→ What you should do: Pull out every line of the listing below where "matplotlib" appears.

=====

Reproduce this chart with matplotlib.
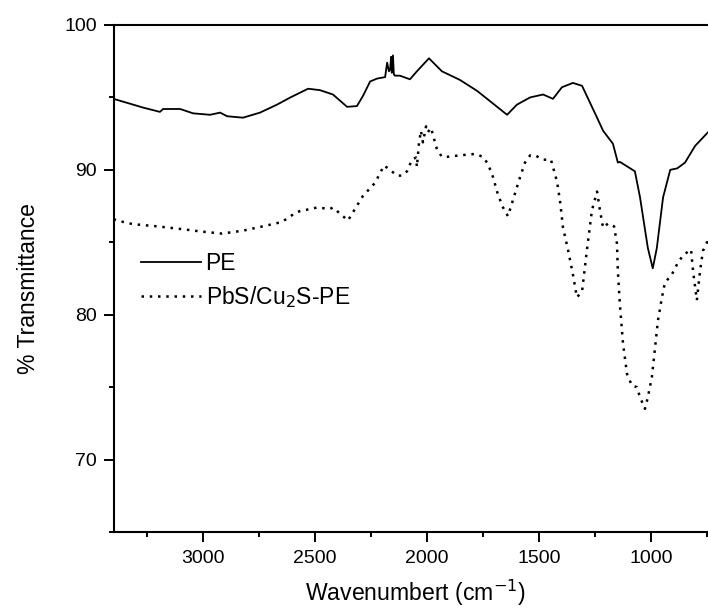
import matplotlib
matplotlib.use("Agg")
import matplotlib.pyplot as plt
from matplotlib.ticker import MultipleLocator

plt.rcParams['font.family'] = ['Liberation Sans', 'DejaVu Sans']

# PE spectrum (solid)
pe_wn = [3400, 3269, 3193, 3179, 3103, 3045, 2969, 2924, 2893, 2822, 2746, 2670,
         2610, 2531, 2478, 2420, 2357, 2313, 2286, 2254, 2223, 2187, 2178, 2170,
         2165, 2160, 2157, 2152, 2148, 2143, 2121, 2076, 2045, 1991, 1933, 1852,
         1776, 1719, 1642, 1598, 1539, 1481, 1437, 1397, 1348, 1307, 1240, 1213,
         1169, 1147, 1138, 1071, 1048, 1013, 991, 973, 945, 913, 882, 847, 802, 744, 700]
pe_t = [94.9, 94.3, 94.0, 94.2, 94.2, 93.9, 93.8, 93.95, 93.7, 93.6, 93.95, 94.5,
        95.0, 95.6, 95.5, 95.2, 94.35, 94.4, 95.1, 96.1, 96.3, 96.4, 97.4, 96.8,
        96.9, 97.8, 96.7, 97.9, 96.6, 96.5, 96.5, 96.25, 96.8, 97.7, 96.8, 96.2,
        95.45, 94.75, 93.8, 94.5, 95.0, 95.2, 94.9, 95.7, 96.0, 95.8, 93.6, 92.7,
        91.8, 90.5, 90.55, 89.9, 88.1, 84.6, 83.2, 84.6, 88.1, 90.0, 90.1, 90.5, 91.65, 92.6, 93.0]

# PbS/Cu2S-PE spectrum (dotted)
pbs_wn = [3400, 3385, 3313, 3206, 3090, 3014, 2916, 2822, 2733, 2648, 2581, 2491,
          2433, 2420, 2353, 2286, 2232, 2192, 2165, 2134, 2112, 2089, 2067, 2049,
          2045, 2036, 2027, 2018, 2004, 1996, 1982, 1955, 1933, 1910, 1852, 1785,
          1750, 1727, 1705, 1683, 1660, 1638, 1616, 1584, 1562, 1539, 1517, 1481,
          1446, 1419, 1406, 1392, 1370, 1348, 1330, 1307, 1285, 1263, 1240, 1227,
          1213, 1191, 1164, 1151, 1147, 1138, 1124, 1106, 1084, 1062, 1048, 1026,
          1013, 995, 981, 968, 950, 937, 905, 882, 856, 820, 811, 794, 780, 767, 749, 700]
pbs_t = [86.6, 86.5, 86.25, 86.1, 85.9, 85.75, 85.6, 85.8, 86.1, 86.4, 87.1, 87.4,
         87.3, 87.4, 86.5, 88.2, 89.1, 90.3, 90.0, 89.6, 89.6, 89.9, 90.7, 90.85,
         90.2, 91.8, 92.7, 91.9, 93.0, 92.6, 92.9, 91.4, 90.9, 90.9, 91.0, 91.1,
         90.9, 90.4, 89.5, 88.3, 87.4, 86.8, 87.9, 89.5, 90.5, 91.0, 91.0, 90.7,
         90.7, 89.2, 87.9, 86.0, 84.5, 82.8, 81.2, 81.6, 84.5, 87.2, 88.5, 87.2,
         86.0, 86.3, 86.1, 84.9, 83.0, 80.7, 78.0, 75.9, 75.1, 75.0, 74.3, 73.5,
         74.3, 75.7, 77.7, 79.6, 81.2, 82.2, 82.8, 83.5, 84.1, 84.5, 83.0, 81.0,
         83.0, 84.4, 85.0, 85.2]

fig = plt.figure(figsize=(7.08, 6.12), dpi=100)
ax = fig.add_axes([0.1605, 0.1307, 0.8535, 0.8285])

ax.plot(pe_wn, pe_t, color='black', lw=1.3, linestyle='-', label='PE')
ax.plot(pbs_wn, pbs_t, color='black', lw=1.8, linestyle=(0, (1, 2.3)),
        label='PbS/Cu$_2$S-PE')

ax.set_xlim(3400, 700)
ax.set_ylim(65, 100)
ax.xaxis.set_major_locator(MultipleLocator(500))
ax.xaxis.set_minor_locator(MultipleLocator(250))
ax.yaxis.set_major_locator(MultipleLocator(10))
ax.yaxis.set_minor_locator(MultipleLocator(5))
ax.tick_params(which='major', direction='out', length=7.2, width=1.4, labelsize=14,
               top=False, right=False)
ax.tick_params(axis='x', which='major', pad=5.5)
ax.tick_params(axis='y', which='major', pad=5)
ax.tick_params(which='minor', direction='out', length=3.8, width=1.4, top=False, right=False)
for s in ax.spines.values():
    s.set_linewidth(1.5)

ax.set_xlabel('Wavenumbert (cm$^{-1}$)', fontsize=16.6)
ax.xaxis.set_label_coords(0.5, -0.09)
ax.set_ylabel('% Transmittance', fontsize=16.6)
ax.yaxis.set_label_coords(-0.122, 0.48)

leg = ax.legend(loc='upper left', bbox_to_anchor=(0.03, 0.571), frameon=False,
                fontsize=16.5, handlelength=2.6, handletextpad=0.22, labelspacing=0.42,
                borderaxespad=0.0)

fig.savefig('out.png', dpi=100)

=====

→ Task result:
Reproduce this chart with matplotlib.
import matplotlib
matplotlib.use("Agg")
import matplotlib.pyplot as plt
from matplotlib.ticker import MultipleLocator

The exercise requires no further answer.